Recently, they are prone to looking like a completely different team from not only game to game, but from period to period or even within periods. Focusing on tightening things up over the final six could go a long way to playoff success.
“I’m not the coach, but I’d say we’ve got to clean up things,” Gabriel Vilardi said after the victory over the Flames. “We are having breakdowns where I feel we’re getting outworked for not a few shifts, but for the whole period and we can’t have that. There’s definitely parts of the game where we are dominating. You can see it. And then we just kind of lose it.”
“We have to find a way to narrow that down. We’re not going to have a perfect 60 minutes but we can’t have 20 minutes of having (Connor Hellebuyck) stand on his head. Definitely got to clean things up. We know how good we are when we play to our standards.”
3: To Affirm Ideal Lines
Head coach Rick Bowness and company have been loath to split up Kyle Connor and Mark Scheifele despite the pair being out-shot and out-chanced together through the first five games of the season-long six-game losing streak.
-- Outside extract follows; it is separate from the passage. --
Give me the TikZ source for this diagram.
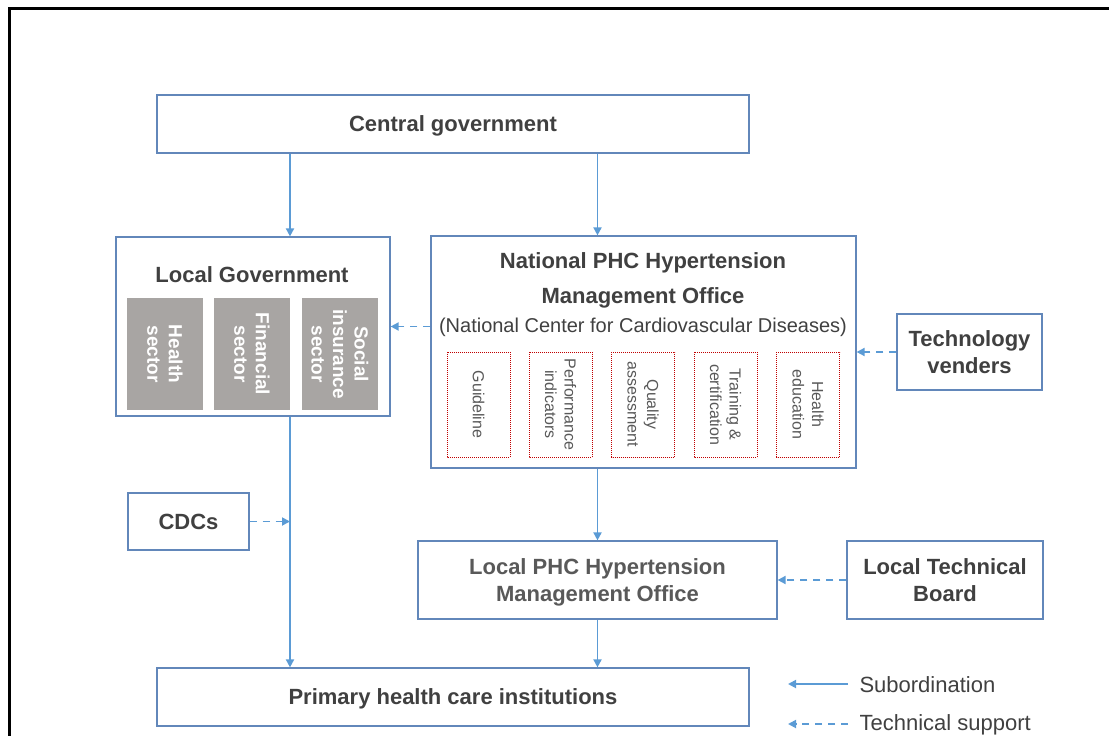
\documentclass[tikz,border=0pt]{standalone}
\usepackage{fontspec}
\setmainfont{Liberation Sans}
\usetikzlibrary{positioning, arrows.meta}

\definecolor{boxblue}{HTML}{6287BA}
\definecolor{arrowblue}{HTML}{5B9BD5}
\definecolor{titlegray}{HTML}{404040}
\definecolor{softgray}{HTML}{595959}
\definecolor{sectorgray}{HTML}{A8A5A3}
\definecolor{dotred}{HTML}{C00000}

\begin{document}
\begin{tikzpicture}[
    x=1pt, y=-1pt,
    box/.style={rectangle, draw=boxblue, line width=1.2pt, fill=white, align=center,
                text=titlegray, font=\fontsize{22}{27}\selectfont\bfseries, inner sep=0pt,
                text depth=0pt},
    sector/.style={rectangle, fill=sectorgray, text=white, align=center, rotate=-90,
                   font=\fontsize{19}{21.5}\selectfont\bfseries, minimum width=112pt,
                   minimum height=76pt, inner sep=0pt},
    task/.style={rectangle, draw=dotred, densely dotted, line width=1pt, text=softgray,
                 align=center, rotate=-90, font=\fontsize{16}{19.5}\selectfont,
                 minimum width=105pt, minimum height=63pt, inner sep=0pt},
    sub/.style={draw=arrowblue, line width=1.8pt, -{Triangle[length=8pt, width=8pt]}},
    support/.style={sub, dash pattern=on 7pt off 6pt},
    legend/.style={anchor=west, text=titlegray, font=\fontsize{22}{26}\selectfont}
]
    \useasboundingbox (0,0) rectangle (1109,736);

    % Frame
    \draw[line width=3pt] (9,745) -- (9,8.5) -- (1120,8.5);

    % Central government
    \node[box, minimum width=592pt, minimum height=58pt] (central) at (453,124) {Central government};

    % Local government and its sectors
    \node[box, minimum width=274pt, minimum height=179pt] (localgov) at (253,326.5) {};
    \node[text=titlegray, font=\fontsize{22}{27}\selectfont\bfseries] (lgtitle) at (252,275) {Local Government};
    \node[sector] (health) at (165,354) {Health\\sector};
    \node[sector] (finance) at (252,354) {Financial\\sector};
    \node[sector] (insurance) at (340,354) {Social\\insurance\\sector};

    % National office
    \node[box, minimum width=425pt, minimum height=232pt] (national) at (643.5,352) {};
    \node[text=titlegray, align=center, font=\fontsize{22}{35}\selectfont\bfseries] (ntitle) at (643,280.5)
        {National PHC Hypertension\\Management Office};
    \node[text=titlegray, font=\fontsize{20}{24}\selectfont] (nsubtitle) at (643,327.5)
        {(National Center for Cardiovascular Diseases)};
    \node[task] (guide) at (478.5,404.5) {Guideline};
    \node[task] (perf) at (560.5,404.5) {Performance\\indicators};
    \node[task] (quality) at (643,404.5) {Quality\\assessment};
    \node[task] (training) at (725.5,404.5) {Training \&\\certification};
    \node[task] (edu) at (808,404.5) {Health\\education};

    % Technology venders
    \node[box, minimum width=145pt, minimum height=76pt] (venders) at (969.5,352) {Technology\\venders};

    % CDCs
    \node[box, minimum width=121pt, minimum height=57pt] (cdcs) at (188.5,521.5) {CDCs};

    % Local office and board
    \node[box, text=softgray, minimum width=359pt, minimum height=78pt] (localphc) at (597.5,580)
        {Local PHC Hypertension\\Management Office};
    \node[box, minimum width=196pt, minimum height=78pt] (board) at (945,580) {Local Technical\\Board};

    % Primary care
    \node[box, minimum width=592pt, minimum height=58pt] (primary) at (453,697) {Primary health care institutions};

    % Subordination arrows
    \coordinate (lgx) at (290,0);
    \draw[sub] (central.south -| lgx) -- (localgov.north -| lgx);
    \draw[sub] (central.south -| localphc) -- (national.north -| localphc);
    \draw[sub] (localgov.south -| lgx) -- (primary.north -| lgx);
    \draw[sub] (national.south -| localphc) -- (localphc.north);
    \draw[sub] (localphc.south) -- (primary.north -| localphc);

    % Technical support arrows
    \draw[support] (national.west |- localgov) -- (localgov.east);
    \draw[support] (venders.west) -- (venders.west -| national.east);
    \draw[support] (cdcs.east) -- (cdcs.east -| lgx);
    \draw[support] (board.west) -- (localphc.east);

    % Legend
    \coordinate (leg1) at (848,684);
    \coordinate (leg2) at (848,724);
    \draw[sub] (leg1) -- ++(-60,0);
    \draw[support] (leg2) -- ++(-60,0);
    \node[legend] (legsub) at (856,685) {Subordination};
    \node[legend] (legsup) at (856,725) {Technical support};

\end{tikzpicture}
\end{document}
Bowness, who took some criticism from this publication and others as a result of his stubbornness, finally split the pair up to start the game against the Los Angeles Kings. Vilardi returning from his enlarged spleen issue allowed the bench boss to reunite the Nikolaj Ehlers/Scheifele/Vilardi trio that dominated in December and is an analytical darling from possession and scoring-chance perspectives.
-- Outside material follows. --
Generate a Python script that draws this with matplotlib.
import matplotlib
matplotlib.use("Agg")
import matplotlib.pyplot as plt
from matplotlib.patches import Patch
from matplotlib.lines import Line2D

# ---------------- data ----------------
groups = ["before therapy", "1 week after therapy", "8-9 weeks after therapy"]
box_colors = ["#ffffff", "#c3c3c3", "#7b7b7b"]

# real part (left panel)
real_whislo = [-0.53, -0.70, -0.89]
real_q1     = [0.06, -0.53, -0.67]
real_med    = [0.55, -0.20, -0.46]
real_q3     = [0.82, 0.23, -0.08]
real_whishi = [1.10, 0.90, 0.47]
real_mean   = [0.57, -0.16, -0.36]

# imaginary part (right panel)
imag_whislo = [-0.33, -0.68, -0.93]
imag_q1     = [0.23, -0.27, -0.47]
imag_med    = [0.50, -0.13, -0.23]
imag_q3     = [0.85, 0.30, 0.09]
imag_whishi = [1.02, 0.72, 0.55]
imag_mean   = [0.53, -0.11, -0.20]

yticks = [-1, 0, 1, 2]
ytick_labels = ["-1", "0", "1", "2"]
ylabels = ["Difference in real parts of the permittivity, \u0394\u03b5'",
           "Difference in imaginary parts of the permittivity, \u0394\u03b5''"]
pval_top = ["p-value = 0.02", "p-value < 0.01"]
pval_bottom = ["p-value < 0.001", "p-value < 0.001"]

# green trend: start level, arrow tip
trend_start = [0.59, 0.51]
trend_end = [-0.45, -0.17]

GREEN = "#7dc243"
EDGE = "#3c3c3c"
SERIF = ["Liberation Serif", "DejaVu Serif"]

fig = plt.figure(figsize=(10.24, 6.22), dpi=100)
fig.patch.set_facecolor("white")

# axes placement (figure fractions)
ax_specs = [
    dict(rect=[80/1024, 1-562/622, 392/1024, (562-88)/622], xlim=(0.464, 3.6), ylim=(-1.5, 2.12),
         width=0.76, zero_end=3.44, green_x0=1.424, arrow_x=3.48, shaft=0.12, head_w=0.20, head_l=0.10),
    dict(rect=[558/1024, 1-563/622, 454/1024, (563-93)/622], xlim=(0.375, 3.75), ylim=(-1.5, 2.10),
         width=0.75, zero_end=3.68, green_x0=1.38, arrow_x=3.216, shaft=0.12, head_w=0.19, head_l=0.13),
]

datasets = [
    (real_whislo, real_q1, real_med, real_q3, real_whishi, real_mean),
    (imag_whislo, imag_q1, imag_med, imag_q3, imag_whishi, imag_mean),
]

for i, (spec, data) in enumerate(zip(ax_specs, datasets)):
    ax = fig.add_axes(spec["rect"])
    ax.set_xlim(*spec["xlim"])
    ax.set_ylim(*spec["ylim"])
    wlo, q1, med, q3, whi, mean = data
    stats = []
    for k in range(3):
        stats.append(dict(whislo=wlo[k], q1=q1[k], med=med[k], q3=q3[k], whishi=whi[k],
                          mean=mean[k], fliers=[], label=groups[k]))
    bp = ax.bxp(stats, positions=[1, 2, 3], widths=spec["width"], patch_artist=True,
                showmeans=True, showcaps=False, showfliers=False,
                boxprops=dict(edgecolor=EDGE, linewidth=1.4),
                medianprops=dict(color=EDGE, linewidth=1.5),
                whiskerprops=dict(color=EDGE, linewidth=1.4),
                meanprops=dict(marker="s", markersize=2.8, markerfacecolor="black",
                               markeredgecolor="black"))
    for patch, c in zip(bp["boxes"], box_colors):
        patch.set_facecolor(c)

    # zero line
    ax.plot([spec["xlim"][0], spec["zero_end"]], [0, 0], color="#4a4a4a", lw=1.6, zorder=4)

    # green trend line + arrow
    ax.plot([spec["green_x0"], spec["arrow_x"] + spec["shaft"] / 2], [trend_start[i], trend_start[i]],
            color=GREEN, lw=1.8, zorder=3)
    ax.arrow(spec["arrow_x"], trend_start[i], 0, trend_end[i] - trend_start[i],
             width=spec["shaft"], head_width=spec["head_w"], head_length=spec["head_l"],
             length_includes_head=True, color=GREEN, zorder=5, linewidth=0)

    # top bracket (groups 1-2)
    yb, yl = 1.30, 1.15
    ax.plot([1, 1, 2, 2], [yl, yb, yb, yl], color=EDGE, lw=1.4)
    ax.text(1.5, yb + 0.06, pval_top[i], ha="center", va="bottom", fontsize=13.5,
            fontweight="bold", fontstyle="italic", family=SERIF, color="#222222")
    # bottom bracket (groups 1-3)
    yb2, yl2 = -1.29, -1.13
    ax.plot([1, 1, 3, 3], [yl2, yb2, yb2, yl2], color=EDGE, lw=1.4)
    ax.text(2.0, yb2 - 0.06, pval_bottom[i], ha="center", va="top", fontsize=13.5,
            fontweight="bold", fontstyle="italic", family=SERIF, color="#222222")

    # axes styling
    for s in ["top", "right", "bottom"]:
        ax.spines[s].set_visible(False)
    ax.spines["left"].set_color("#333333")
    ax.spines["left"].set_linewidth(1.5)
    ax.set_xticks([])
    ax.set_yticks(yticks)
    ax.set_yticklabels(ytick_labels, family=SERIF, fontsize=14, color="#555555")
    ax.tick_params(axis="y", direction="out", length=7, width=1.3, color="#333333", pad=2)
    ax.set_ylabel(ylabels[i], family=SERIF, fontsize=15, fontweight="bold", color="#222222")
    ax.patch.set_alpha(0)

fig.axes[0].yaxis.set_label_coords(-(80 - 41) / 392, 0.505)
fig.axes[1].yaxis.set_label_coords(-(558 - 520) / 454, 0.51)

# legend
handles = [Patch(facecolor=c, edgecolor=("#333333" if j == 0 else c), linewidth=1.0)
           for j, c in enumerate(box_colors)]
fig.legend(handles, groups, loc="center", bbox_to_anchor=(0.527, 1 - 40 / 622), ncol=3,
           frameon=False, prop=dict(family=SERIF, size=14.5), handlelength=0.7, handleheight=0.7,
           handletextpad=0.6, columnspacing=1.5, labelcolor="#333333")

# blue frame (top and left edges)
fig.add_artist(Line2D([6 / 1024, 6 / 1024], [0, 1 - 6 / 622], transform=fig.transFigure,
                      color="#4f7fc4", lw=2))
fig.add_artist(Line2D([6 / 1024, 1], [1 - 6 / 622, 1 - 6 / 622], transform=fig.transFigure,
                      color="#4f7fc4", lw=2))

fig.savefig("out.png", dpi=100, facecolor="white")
Related: Bowness’ Player Usage & Lines Subpar During Jets’ Losing Streak
Against the Flames, Bowness ran that line and a Connor/Sean Monahan/Cole Perfetti line to begin the game. However, in a case of “old habits die hard”, he reunited Scheifele and Connor late in the first period despite the Jets beginning to control play after a sleepy start.
Apparently, Bowness does not understand that putting the two together is not a “break glass in case of emergency” option like Edmonton Oilers’ head coach Kris Knoblauch has by Connor McDavid and Leon Draisaitl together when things aren’t going their way in a game.
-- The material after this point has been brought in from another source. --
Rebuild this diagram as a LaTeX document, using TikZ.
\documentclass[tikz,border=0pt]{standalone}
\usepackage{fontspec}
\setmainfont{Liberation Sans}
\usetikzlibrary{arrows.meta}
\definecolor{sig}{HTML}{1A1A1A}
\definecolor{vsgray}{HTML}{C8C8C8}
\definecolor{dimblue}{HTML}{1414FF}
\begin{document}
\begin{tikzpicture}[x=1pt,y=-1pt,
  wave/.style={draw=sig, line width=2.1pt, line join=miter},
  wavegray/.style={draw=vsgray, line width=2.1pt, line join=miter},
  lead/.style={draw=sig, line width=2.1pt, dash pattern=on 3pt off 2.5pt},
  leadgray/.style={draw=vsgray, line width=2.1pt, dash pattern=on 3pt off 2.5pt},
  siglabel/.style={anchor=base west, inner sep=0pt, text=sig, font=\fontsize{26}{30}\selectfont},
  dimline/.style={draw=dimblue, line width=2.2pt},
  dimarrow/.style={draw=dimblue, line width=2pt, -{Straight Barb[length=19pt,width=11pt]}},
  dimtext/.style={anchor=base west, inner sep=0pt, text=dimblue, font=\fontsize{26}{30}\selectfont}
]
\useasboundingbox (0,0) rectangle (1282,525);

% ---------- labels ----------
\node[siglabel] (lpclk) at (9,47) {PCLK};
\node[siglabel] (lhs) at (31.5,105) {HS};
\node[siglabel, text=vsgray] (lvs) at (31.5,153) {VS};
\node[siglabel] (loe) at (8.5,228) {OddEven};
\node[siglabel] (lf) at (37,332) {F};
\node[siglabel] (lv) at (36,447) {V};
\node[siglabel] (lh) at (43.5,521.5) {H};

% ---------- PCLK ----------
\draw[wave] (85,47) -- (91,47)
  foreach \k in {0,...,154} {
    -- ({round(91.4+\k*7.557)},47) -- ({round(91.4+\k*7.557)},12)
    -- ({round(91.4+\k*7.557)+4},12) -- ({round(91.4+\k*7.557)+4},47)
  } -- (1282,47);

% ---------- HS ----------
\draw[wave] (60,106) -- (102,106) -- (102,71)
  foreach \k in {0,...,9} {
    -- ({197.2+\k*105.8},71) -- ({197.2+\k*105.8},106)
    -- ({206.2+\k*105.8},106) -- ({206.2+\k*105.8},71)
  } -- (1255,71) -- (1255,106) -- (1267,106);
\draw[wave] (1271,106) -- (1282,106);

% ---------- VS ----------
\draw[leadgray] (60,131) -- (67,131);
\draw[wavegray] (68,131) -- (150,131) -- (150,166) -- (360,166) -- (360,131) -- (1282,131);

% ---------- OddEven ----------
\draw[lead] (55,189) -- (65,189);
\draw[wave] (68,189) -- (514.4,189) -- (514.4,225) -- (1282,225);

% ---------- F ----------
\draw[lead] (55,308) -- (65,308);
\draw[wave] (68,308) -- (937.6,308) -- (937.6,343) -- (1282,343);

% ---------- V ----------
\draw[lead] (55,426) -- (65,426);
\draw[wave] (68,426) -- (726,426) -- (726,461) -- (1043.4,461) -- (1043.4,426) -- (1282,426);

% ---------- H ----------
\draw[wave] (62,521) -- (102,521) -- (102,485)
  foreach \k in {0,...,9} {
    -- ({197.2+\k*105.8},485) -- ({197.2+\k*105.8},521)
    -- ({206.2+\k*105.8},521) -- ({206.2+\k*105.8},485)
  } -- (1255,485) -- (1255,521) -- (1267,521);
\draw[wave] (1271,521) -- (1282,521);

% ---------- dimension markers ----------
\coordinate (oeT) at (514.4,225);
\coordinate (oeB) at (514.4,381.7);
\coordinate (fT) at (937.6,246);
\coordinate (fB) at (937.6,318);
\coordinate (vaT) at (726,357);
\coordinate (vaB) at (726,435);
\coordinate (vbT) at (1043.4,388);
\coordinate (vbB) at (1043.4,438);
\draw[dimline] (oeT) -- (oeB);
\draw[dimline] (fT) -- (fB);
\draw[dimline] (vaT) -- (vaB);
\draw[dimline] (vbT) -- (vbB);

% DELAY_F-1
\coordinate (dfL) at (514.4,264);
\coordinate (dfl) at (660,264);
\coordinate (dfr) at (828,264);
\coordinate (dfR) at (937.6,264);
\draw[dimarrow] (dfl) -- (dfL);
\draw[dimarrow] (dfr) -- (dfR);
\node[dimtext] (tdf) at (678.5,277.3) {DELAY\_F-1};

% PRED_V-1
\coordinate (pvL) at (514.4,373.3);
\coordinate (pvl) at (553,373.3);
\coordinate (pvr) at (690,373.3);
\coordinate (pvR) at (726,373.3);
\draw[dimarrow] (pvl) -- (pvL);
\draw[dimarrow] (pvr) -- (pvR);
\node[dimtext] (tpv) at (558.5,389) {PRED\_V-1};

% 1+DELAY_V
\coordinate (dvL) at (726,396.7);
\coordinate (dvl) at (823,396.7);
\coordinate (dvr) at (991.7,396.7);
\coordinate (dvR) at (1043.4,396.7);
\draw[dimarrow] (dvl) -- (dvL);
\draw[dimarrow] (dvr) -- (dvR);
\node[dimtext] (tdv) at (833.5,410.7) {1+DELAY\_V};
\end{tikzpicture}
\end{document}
With Connor and Scheifele together, things almost immediately went off the rails. The Flames dominated most of the middle frame and hemmed the top line in when they scored to knot the score 2-2. Bowness switched the lines back thereafter, and the Jets scored three straight.
Bowness needs to avoid sabotaging his team and commit to keeping Connor and Scheifele apart for the rest of the season. He also some tough decisions to make about his two middle lines when Nino Niederreiter returns from the laceration he suffered to his leg against the Kings. Niederreiter is a stalwart on the shutdown third line with Adam Lowry and Mason Appleton but Tyler Toffoli, who had been playing on the second line Monahan and Ehlers since joining the Jets at the trade deadline, filled that spot against the Flames. Perfetti’s recent resurgence after an extended scoring slump will make him difficult to take off the top six.
Bowness also needs to lock down his defensive pairings. During the losing streak, he split up Dylan DeMelo and Josh Morrissey, who have been together all season and complement each other nicely, and placed Neal Pionk with Morrissey and DeMelo with Brenden Dillon. However, Pionk has struggled badly for most of this season and should not be playing first-line minutes in the playoffs regardless of opponent because he gets burned too often. Bowness should reunite DeMelo and Morrissey as soon as possible.
The third pairing has also been in flux, but would be better off if the two best remaining defenders were on it from now on so they can build chemistry. One of the two best is obviously Dylan Samberg, who despite being analytically the Jets’ premier shutdown defenseman and thriving in a third-pairing role for much of the season, has been scratched a couple times recently.
The final slot should be between Colin Miller and Nate Schmidt. When Miller came over at the trade deadline, the idea was he’d be an upgrade over Pionk on the second pairing, or at the very least, Schmidt and/or Logan Stanley on the third pairing, but has played just four games, registering one assist.
Schmidt has played 62 games this season, registering two goals and 11 assists. His possession numbers are better than Miller’s and he’s been Samberg’s main partner, which potentially tips the scales in his favour.
The Jets are back in action on Saturday, April 6 as they face the Minnesota Wild in a matinee to begin their final road trip of the season, which sees them play four-straight against Divisional opponents.